‘Autumn’: A cautionary political drama at Crossroads Theatre

Jerome Preston Bates, left, and Count Stovall co-star in "Autumn," at the Crossroads Theatre in New Brunswick through May 3.

PHOTOS BY WILLIAM M. BROWN

Jerome Preston Bates, left, and Count Stovall co-star in “Autumn” at the Crossroads Theatre in New Brunswick through May 3.

“Find a way to make a way,” says Mayor Franklyn Longley, played by Jerome Preston Bates, in the powerful political drama “Autumn,” which is at the Crossroads Theatre in New Brunswick through May 3, in a world premiere.

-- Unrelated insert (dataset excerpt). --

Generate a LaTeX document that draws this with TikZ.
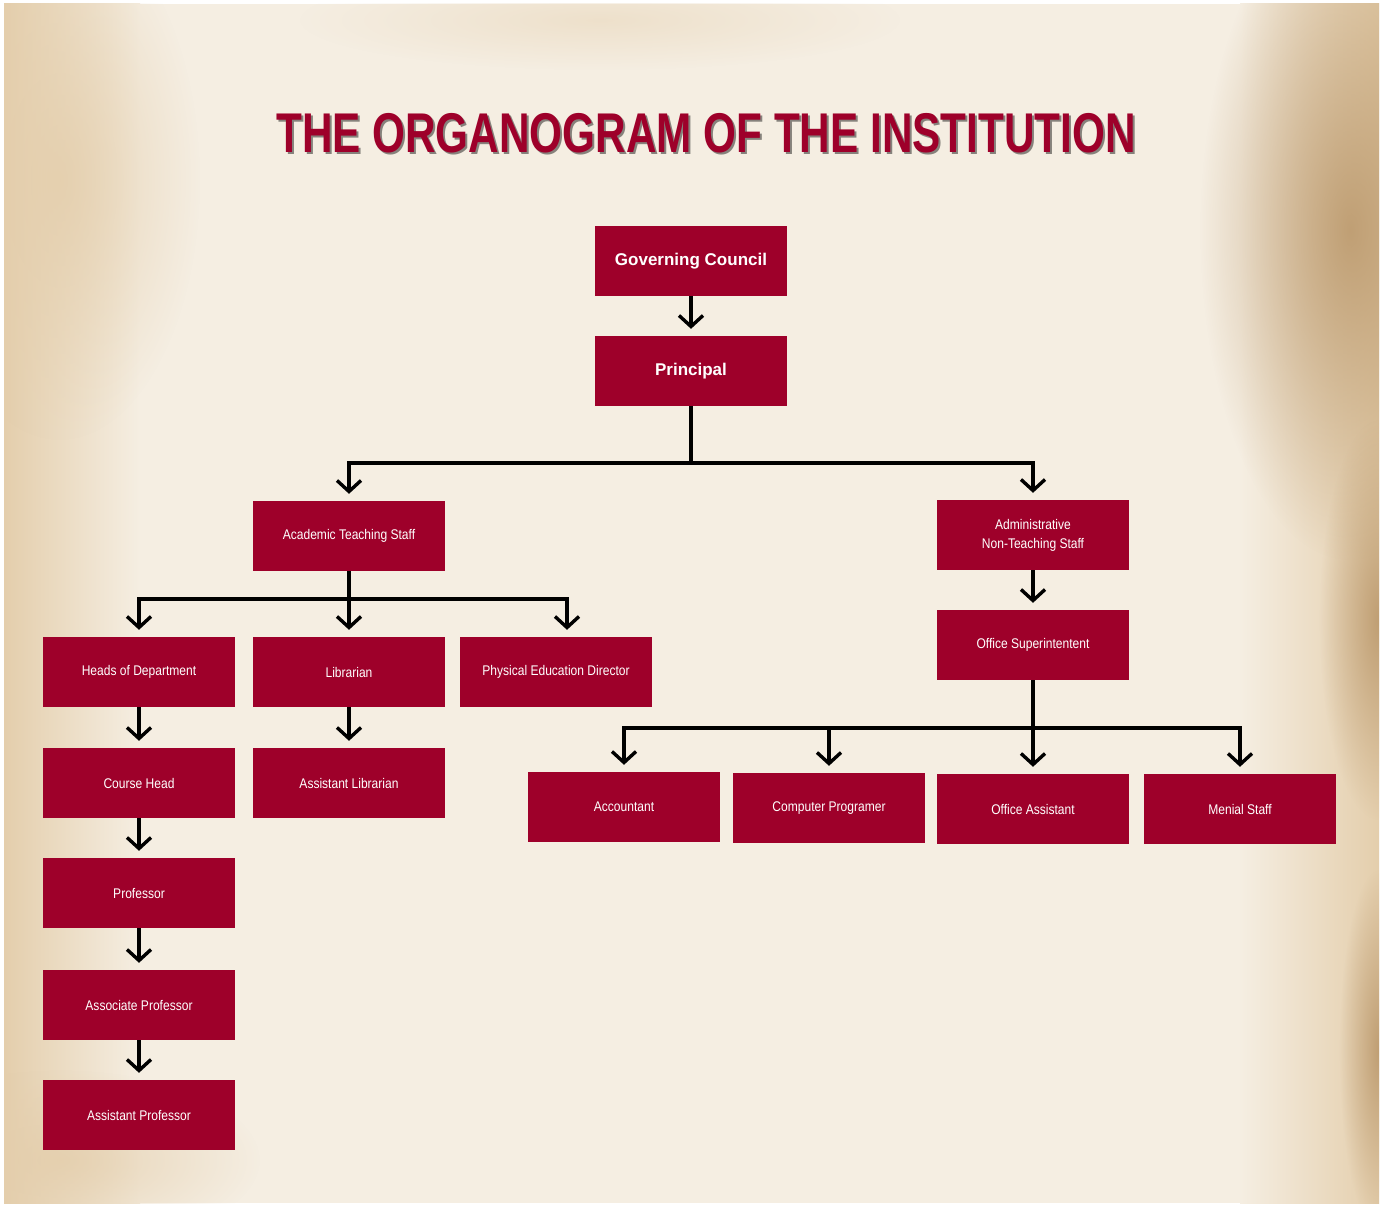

That’s pretty much his political philosophy. He holds office in a “large northeastern American city,” according to the program, and though the word “Newark” is never uttered in the play, all signs point to that being the city in question. Whatever city it is, though, it’s economically troubled, and Longley has taken some steps to make it better (and make himself rich in the process). And if he’s made some morally — and possibly legally — questionable moves along the way … well, he justifies them to himself as what he needed to do to get stuff done.

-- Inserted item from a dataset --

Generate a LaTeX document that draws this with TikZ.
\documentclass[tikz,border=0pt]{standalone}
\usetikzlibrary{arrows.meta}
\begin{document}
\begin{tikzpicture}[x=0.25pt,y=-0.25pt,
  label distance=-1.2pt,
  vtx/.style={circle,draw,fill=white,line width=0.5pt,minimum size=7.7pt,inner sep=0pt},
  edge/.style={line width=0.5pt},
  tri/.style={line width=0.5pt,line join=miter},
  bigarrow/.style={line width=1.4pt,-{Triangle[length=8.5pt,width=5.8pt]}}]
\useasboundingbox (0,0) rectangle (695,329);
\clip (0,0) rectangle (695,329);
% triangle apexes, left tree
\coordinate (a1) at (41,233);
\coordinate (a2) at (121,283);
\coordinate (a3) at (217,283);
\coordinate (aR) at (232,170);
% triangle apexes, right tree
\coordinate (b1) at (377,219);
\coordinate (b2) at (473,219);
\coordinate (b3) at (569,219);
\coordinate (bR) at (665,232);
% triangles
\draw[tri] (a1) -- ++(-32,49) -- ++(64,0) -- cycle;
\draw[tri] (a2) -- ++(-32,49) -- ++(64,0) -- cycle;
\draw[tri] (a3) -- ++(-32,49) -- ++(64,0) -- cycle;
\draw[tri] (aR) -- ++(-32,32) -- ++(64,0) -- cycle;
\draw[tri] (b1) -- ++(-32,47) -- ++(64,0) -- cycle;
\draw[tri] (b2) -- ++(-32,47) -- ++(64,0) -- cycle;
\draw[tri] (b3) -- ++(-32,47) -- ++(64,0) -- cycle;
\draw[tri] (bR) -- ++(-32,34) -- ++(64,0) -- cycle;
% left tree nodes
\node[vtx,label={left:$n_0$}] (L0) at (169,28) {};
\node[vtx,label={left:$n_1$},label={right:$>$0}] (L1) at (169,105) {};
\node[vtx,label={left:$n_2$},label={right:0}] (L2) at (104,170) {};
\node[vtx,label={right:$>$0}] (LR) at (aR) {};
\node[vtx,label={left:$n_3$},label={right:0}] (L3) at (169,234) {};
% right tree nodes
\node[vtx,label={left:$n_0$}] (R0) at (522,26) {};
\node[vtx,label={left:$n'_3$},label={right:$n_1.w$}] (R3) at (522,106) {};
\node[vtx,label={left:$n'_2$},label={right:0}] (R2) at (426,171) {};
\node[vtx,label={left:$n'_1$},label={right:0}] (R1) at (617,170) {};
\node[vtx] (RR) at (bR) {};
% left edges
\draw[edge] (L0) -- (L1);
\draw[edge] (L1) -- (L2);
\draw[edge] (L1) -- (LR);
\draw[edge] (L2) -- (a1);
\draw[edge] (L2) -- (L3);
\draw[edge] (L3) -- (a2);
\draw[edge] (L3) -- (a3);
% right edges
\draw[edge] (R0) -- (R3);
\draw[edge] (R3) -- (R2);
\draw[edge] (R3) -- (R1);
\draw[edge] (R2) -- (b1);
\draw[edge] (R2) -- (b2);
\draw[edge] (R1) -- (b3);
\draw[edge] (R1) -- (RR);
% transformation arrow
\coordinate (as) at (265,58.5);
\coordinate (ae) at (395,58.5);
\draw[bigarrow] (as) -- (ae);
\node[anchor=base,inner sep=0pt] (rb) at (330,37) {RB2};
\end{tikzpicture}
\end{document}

Longley, who will inevitably remind many viewers of former Newark mayor Sharpe James, is a bona fide tragic figure. Not an evil man, just one whose hubris drives him to do bad things (which don’t look that terrible in the comfort of his office, where he can lie to himself, but have dire consequences for the people of the city he runs). He’s had a long political life, and the appropriately titled “Autumn” finds him near the end of it. Though, as the play begins, he thinks it’s just beginning.

Jerome Preston Bates and Stephanie Berry in "Autumn."

Jerome Preston Bates and Stephanie Berry in “Autumn.”

The first scene finds him with the state’s governor (Terria Joseph), arguing that he should be her handpicked choice to succeed her in Trenton (or whatever the capital of this large northeastern American city happens to be). She seems to agree. And then Longley picks his godson Ronald Drayton (Michael Chenevert) — the son of his chief of staff, Zack Drayton (Count Stovall) — to be his own successor. Ronald, a state assemblyman, is basically the Cory Booker figure in the play: young, well-educated and idealistic. He hasn’t had to scratch and claw the way Longley has, to get ahead, and you can’t imagine him dirtying his hands the way Longley has, under any circumstances.

Other characters in the play include Longley’s wife, Melissa (Kim Weston-Moran), who is not thrilled with the man her husband has become; and Tricia Johnson (Stephanie Berry), a City Hall protester whose own story, which runs parallel to the main plot, shows how Longley’s decisions affect his constituents.

Needless to say, things don’t unfold exactly the way Longley wants or expect them to. But he’s only got himself to blame.

Playwright Richard Wesley, who lives in Montclair, does a masterful job of creating not just one, or two, but three characters (Franklyn Longley, Zack Drayton and Tricia Johnson) who are complex, conflicted and intriguing enough to be a central character (though it’s Longley’s play, all the way). The scenic design, by Chris Cumberbatch, is simple but serviceable — just a generic office, really, that functions as the workplace for both the mayor and the governor. Costumes, by Ali Turns, were fine, though I thought Ronald’s switch from casual attire to a sharp business suit as he begins to get in touch with his own inner political ambition was a bit heavy-handed.

The actors all evoked the personalities of their characters effectively, though in the production I saw (Wednesday morning), several of them seemed to have trouble with their lines, stumbling over words here or there, or pausing as if they weren’t sure what came next. But this was a small problem in a production that had a lot going for it. And should be required viewing for anyone contemplating a life in politics.